:: Material provided ::
________________
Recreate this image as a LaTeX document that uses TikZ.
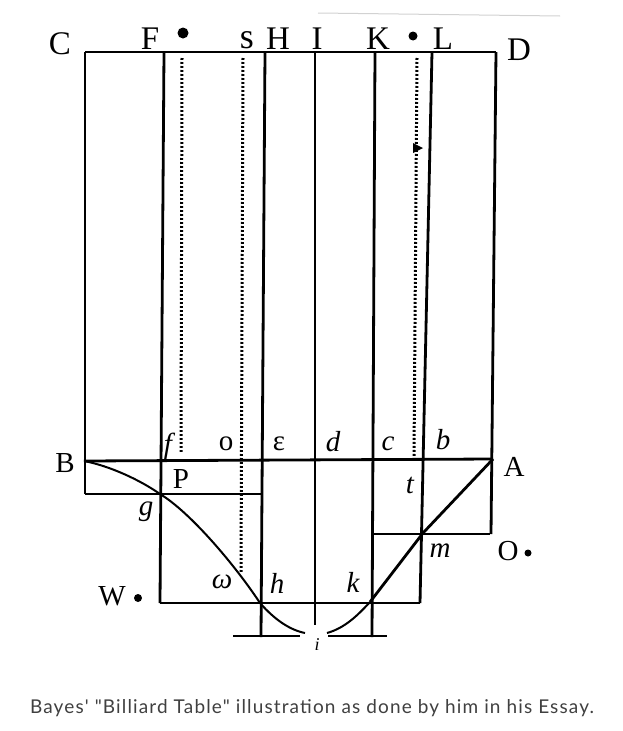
\documentclass[tikz,border=0pt]{standalone}
\usepackage{fontspec}
\setmainfont{Liberation Serif}
\newfontfamily\capfont[LetterSpace=6]{Lato}

\begin{document}
\begin{tikzpicture}[x=1pt, y=-1pt,
	rule/.style={line width=2.8pt},
	thinrule/.style={line width=2pt},
	dotline/.style={line width=3pt, dash pattern=on 1.8pt off 2.2pt},
	curve/.style={line width=2pt},
	lab/.style={inner sep=0pt, font=\fontsize{29}{29}\selectfont},
	toplab/.style={inner sep=0pt, font=\fontsize{33}{33}\selectfont}]
	\fill[white] (0,0) rectangle (623,731);
	\useasboundingbox (0,0) rectangle (623,731);

	% scan edge
	\draw[gray!35, line width=1pt] (318,13) -- (560,16);

	\coordinate (C) at (85,52);
	\coordinate (D) at (496,52);
	\coordinate (B) at (84,461);
	\coordinate (A) at (493,459);
	\coordinate (g) at (160,494);
	\coordinate (h) at (260,603);
	\coordinate (k) at (370,602);
	\coordinate (m) at (423,533);

	% table
	\draw[rule] (C) -- (D);
	\draw[rule] (C) -- (85,494);
	\draw[rule] (D) -- (491,534);
	\draw[rule] (164,52) -- (160,603);
	\draw[rule] (265,52) -- (261,637);
	\draw[thinrule] (315,52) -- (315,625);
	\draw[rule] (375,52) -- (372,637);
	\draw[rule] (432,52) -- (420,603);

	\draw[dotline] (182,58) -- (181,452);
	\draw[dotline] (243,58) -- (241,573);
	\draw[dotline] (417,58) -- (414,456);
	\fill (413,143) -- (423,148) -- (413,153) -- cycle;

	\draw[rule] (B) -- (A);
	\draw[rule] (85,494) -- (263,494);
	\draw[rule] (373,534) -- (490,534);
	\draw[rule] (160,603) -- (420,603);
	\draw[thinrule] (233,636) -- (300,636);
	\draw[thinrule] (328,636) -- (387,636);

	% curve
	\draw[curve] (B) .. controls (110,466) and (140,480) .. (g)
		.. controls (190,512) and (235,565) .. (h)
		.. controls (275,620) and (290,630) .. (305,633);
	\draw[curve] (327,633) .. controls (345,628) and (358,615) .. (k);
	\draw[rule] (k) -- (m) -- (A);

	% dots
	\fill (183,33) circle (5.5pt);
	\fill (413,36) circle (4.5pt);
	\fill (138,598) circle (4pt);
	\fill (528,553) circle (3.5pt);

	% letters
	\node[toplab] (lC) at (60,44) {C};
	\node[toplab] (lF) at (150,39) {F};
	\node[toplab] (ls) at (247,40) {\fontsize{36}{36}\selectfont s};
	\node[toplab] (lH) at (278,39) {H};
	\node[toplab] (lI) at (317,39) {I};
	\node[toplab] (lK) at (378,39) {K};
	\node[toplab] (lL) at (443,39) {L};
	\node[toplab] (lD) at (519,50) {D};

	\node[lab] (lB) at (65,463) {B};
	\node[lab] (lA) at (514,467) {A};
	\node[lab] (lf) at (168,446) {\itshape f};
	\node[lab] (lo) at (226,444) {o};
	\node[lab] (le) at (279,444) {ε};
	\node[lab] (ld) at (333,442) {\itshape d};
	\node[lab] (lc) at (388,444) {\itshape c};
	\node[lab] (lb) at (443,440) {\itshape b};
	\node[lab] (lP) at (181,479) {P};
	\node[lab] (lt) at (410,485) {\itshape t};
	\node[lab] (lg) at (146,512) {\itshape g};
	\node[lab] (lW) at (112,596) {W};
	\node[lab] (lw) at (222,582) {\itshape ω};
	\node[lab] (lh) at (277,583) {\itshape h};
	\node[lab] (lk) at (353,582) {\itshape k};
	\node[lab] (lm) at (440,551) {\itshape m};
	\node[lab] (lO) at (508,551) {O};
	\node[inner sep=0pt, font=\fontsize{18}{18}\selectfont\itshape] (li) at (317,645) {i};

	\node[inner sep=0pt, text=black!75, font=\capfont\fontsize{19}{19}\selectfont] (cap) at (312,708)
		{Bayes' "Billiard Table" illustration as done by him in his Essay.};
\end{tikzpicture}
\end{document}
________________
:: Your goal ::
Copy every line above word for word and exclude the pictures.

:: Reply ::
Recreate this image as a LaTeX document that uses TikZ.
\documentclass[tikz,border=0pt]{standalone}
\usepackage{fontspec}
\setmainfont{Liberation Serif}
\newfontfamily\capfont[LetterSpace=6]{Lato}

\begin{document}
\begin{tikzpicture}[x=1pt, y=-1pt,
	rule/.style={line width=2.8pt},
	thinrule/.style={line width=2pt},
	dotline/.style={line width=3pt, dash pattern=on 1.8pt off 2.2pt},
	curve/.style={line width=2pt},
	lab/.style={inner sep=0pt, font=\fontsize{29}{29}\selectfont},
	toplab/.style={inner sep=0pt, font=\fontsize{33}{33}\selectfont}]
	\fill[white] (0,0) rectangle (623,731);
	\useasboundingbox (0,0) rectangle (623,731);

	% scan edge
	\draw[gray!35, line width=1pt] (318,13) -- (560,16);

	\coordinate (C) at (85,52);
	\coordinate (D) at (496,52);
	\coordinate (B) at (84,461);
	\coordinate (A) at (493,459);
	\coordinate (g) at (160,494);
	\coordinate (h) at (260,603);
	\coordinate (k) at (370,602);
	\coordinate (m) at (423,533);

	% table
	\draw[rule] (C) -- (D);
	\draw[rule] (C) -- (85,494);
	\draw[rule] (D) -- (491,534);
	\draw[rule] (164,52) -- (160,603);
	\draw[rule] (265,52) -- (261,637);
	\draw[thinrule] (315,52) -- (315,625);
	\draw[rule] (375,52) -- (372,637);
	\draw[rule] (432,52) -- (420,603);

	\draw[dotline] (182,58) -- (181,452);
	\draw[dotline] (243,58) -- (241,573);
	\draw[dotline] (417,58) -- (414,456);
	\fill (413,143) -- (423,148) -- (413,153) -- cycle;

	\draw[rule] (B) -- (A);
	\draw[rule] (85,494) -- (263,494);
	\draw[rule] (373,534) -- (490,534);
	\draw[rule] (160,603) -- (420,603);
	\draw[thinrule] (233,636) -- (300,636);
	\draw[thinrule] (328,636) -- (387,636);

	% curve
	\draw[curve] (B) .. controls (110,466) and (140,480) .. (g)
		.. controls (190,512) and (235,565) .. (h)
		.. controls (275,620) and (290,630) .. (305,633);
	\draw[curve] (327,633) .. controls (345,628) and (358,615) .. (k);
	\draw[rule] (k) -- (m) -- (A);

	% dots
	\fill (183,33) circle (5.5pt);
	\fill (413,36) circle (4.5pt);
	\fill (138,598) circle (4pt);
	\fill (528,553) circle (3.5pt);

	% letters
	\node[toplab] (lC) at (60,44) {C};
	\node[toplab] (lF) at (150,39) {F};
	\node[toplab] (ls) at (247,40) {\fontsize{36}{36}\selectfont s};
	\node[toplab] (lH) at (278,39) {H};
	\node[toplab] (lI) at (317,39) {I};
	\node[toplab] (lK) at (378,39) {K};
	\node[toplab] (lL) at (443,39) {L};
	\node[toplab] (lD) at (519,50) {D};

	\node[lab] (lB) at (65,463) {B};
	\node[lab] (lA) at (514,467) {A};
	\node[lab] (lf) at (168,446) {\itshape f};
	\node[lab] (lo) at (226,444) {o};
	\node[lab] (le) at (279,444) {ε};
	\node[lab] (ld) at (333,442) {\itshape d};
	\node[lab] (lc) at (388,444) {\itshape c};
	\node[lab] (lb) at (443,440) {\itshape b};
	\node[lab] (lP) at (181,479) {P};
	\node[lab] (lt) at (410,485) {\itshape t};
	\node[lab] (lg) at (146,512) {\itshape g};
	\node[lab] (lW) at (112,596) {W};
	\node[lab] (lw) at (222,582) {\itshape ω};
	\node[lab] (lh) at (277,583) {\itshape h};
	\node[lab] (lk) at (353,582) {\itshape k};
	\node[lab] (lm) at (440,551) {\itshape m};
	\node[lab] (lO) at (508,551) {O};
	\node[inner sep=0pt, font=\fontsize{18}{18}\selectfont\itshape] (li) at (317,645) {i};

	\node[inner sep=0pt, text=black!75, font=\capfont\fontsize{19}{19}\selectfont] (cap) at (312,708)
		{Bayes' "Billiard Table" illustration as done by him in his Essay.};
\end{tikzpicture}
\end{document}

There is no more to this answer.